-- Start of DATA PROVIDED --
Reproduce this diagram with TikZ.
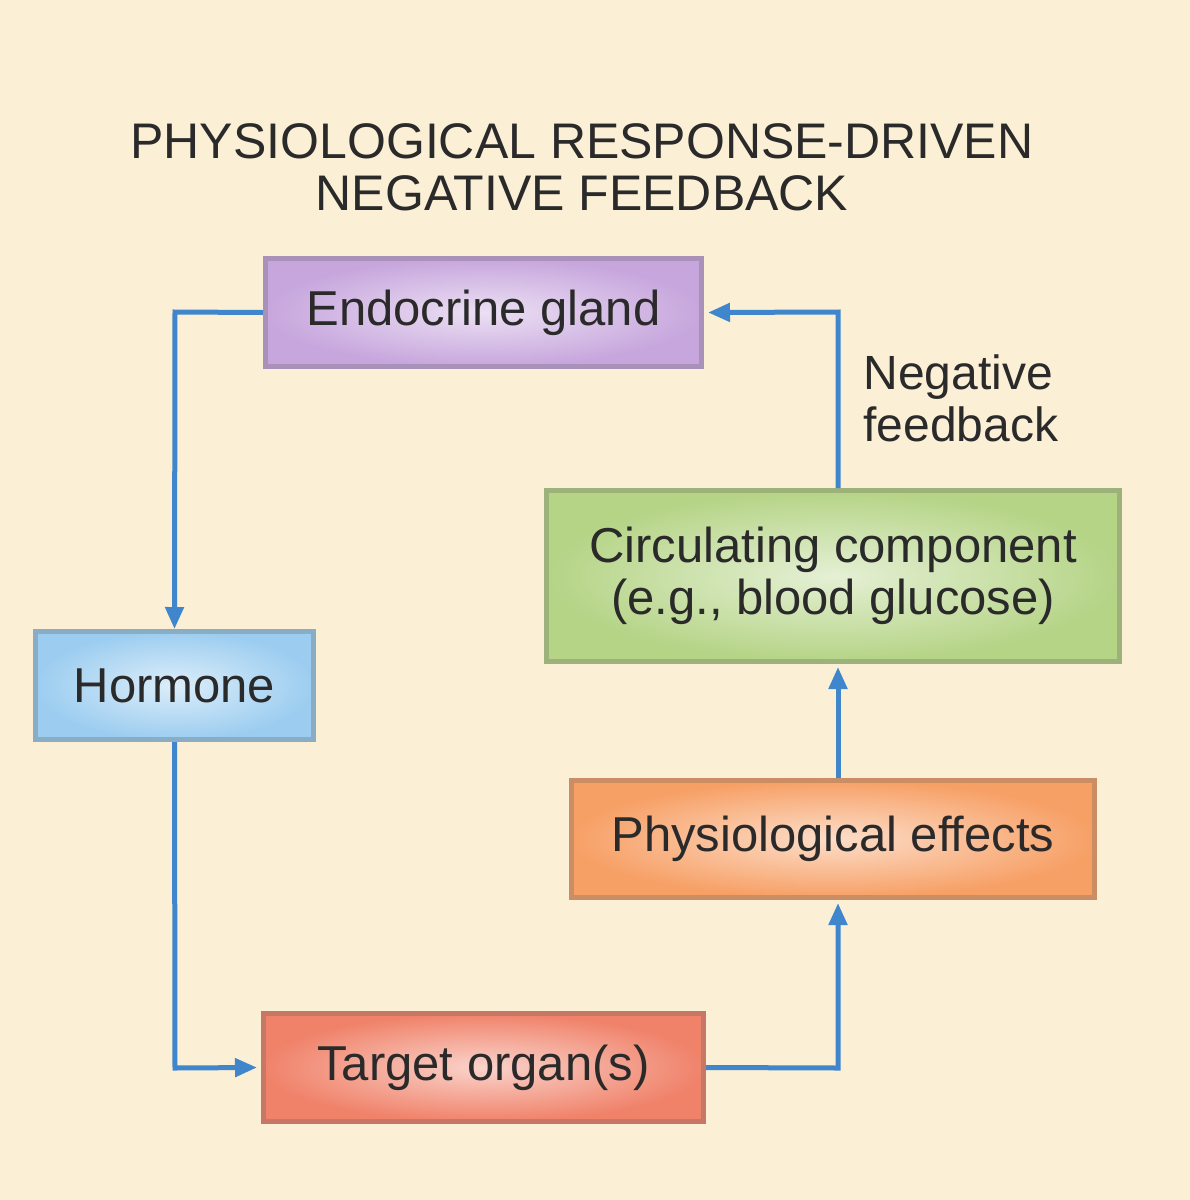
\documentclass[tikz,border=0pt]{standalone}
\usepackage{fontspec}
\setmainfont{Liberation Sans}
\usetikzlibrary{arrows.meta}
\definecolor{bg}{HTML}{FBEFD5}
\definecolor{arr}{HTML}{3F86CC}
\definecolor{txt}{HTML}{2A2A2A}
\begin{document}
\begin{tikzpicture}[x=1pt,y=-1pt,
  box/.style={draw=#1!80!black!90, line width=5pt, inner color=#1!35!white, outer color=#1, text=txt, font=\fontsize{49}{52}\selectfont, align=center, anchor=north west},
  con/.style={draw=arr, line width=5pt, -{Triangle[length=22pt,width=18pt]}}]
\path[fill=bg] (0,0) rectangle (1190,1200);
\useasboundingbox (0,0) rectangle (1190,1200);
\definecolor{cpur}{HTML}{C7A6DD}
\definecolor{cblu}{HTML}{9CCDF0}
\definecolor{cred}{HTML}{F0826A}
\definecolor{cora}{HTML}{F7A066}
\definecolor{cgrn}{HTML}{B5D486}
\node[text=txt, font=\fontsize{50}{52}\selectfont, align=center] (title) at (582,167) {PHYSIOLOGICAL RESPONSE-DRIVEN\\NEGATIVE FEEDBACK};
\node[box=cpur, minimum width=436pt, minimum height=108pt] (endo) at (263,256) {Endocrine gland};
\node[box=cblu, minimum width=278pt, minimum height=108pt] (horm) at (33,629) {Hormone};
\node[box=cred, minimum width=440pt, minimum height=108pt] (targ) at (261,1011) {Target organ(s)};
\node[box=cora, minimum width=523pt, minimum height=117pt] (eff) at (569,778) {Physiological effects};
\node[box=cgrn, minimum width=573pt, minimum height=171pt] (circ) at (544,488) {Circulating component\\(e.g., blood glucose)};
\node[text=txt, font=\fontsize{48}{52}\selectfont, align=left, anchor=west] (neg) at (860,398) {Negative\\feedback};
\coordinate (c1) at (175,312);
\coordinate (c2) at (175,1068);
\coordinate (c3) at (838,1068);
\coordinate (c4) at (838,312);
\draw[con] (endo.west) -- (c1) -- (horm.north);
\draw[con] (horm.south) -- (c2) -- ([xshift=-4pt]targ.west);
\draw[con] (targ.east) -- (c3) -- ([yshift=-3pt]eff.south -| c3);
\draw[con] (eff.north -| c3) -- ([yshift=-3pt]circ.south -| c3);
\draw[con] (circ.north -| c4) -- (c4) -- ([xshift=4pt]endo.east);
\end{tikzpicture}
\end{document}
-- End of DATA PROVIDED --
- **WORK TO COMPLETE**: Repeat the listing verbatim. Skip the pictures.

- **WRITTEN RESPONSE**:
Reproduce this diagram with TikZ.
\documentclass[tikz,border=0pt]{standalone}
\usepackage{fontspec}
\setmainfont{Liberation Sans}
\usetikzlibrary{arrows.meta}
\definecolor{bg}{HTML}{FBEFD5}
\definecolor{arr}{HTML}{3F86CC}
\definecolor{txt}{HTML}{2A2A2A}
\begin{document}
\begin{tikzpicture}[x=1pt,y=-1pt,
  box/.style={draw=#1!80!black!90, line width=5pt, inner color=#1!35!white, outer color=#1, text=txt, font=\fontsize{49}{52}\selectfont, align=center, anchor=north west},
  con/.style={draw=arr, line width=5pt, -{Triangle[length=22pt,width=18pt]}}]
\path[fill=bg] (0,0) rectangle (1190,1200);
\useasboundingbox (0,0) rectangle (1190,1200);
\definecolor{cpur}{HTML}{C7A6DD}
\definecolor{cblu}{HTML}{9CCDF0}
\definecolor{cred}{HTML}{F0826A}
\definecolor{cora}{HTML}{F7A066}
\definecolor{cgrn}{HTML}{B5D486}
\node[text=txt, font=\fontsize{50}{52}\selectfont, align=center] (title) at (582,167) {PHYSIOLOGICAL RESPONSE-DRIVEN\\NEGATIVE FEEDBACK};
\node[box=cpur, minimum width=436pt, minimum height=108pt] (endo) at (263,256) {Endocrine gland};
\node[box=cblu, minimum width=278pt, minimum height=108pt] (horm) at (33,629) {Hormone};
\node[box=cred, minimum width=440pt, minimum height=108pt] (targ) at (261,1011) {Target organ(s)};
\node[box=cora, minimum width=523pt, minimum height=117pt] (eff) at (569,778) {Physiological effects};
\node[box=cgrn, minimum width=573pt, minimum height=171pt] (circ) at (544,488) {Circulating component\\(e.g., blood glucose)};
\node[text=txt, font=\fontsize{48}{52}\selectfont, align=left, anchor=west] (neg) at (860,398) {Negative\\feedback};
\coordinate (c1) at (175,312);
\coordinate (c2) at (175,1068);
\coordinate (c3) at (838,1068);
\coordinate (c4) at (838,312);
\draw[con] (endo.west) -- (c1) -- (horm.north);
\draw[con] (horm.south) -- (c2) -- ([xshift=-4pt]targ.west);
\draw[con] (targ.east) -- (c3) -- ([yshift=-3pt]eff.south -| c3);
\draw[con] (eff.north -| c3) -- ([yshift=-3pt]circ.south -| c3);
\draw[con] (circ.north -| c4) -- (c4) -- ([xshift=4pt]endo.east);
\end{tikzpicture}
\end{document}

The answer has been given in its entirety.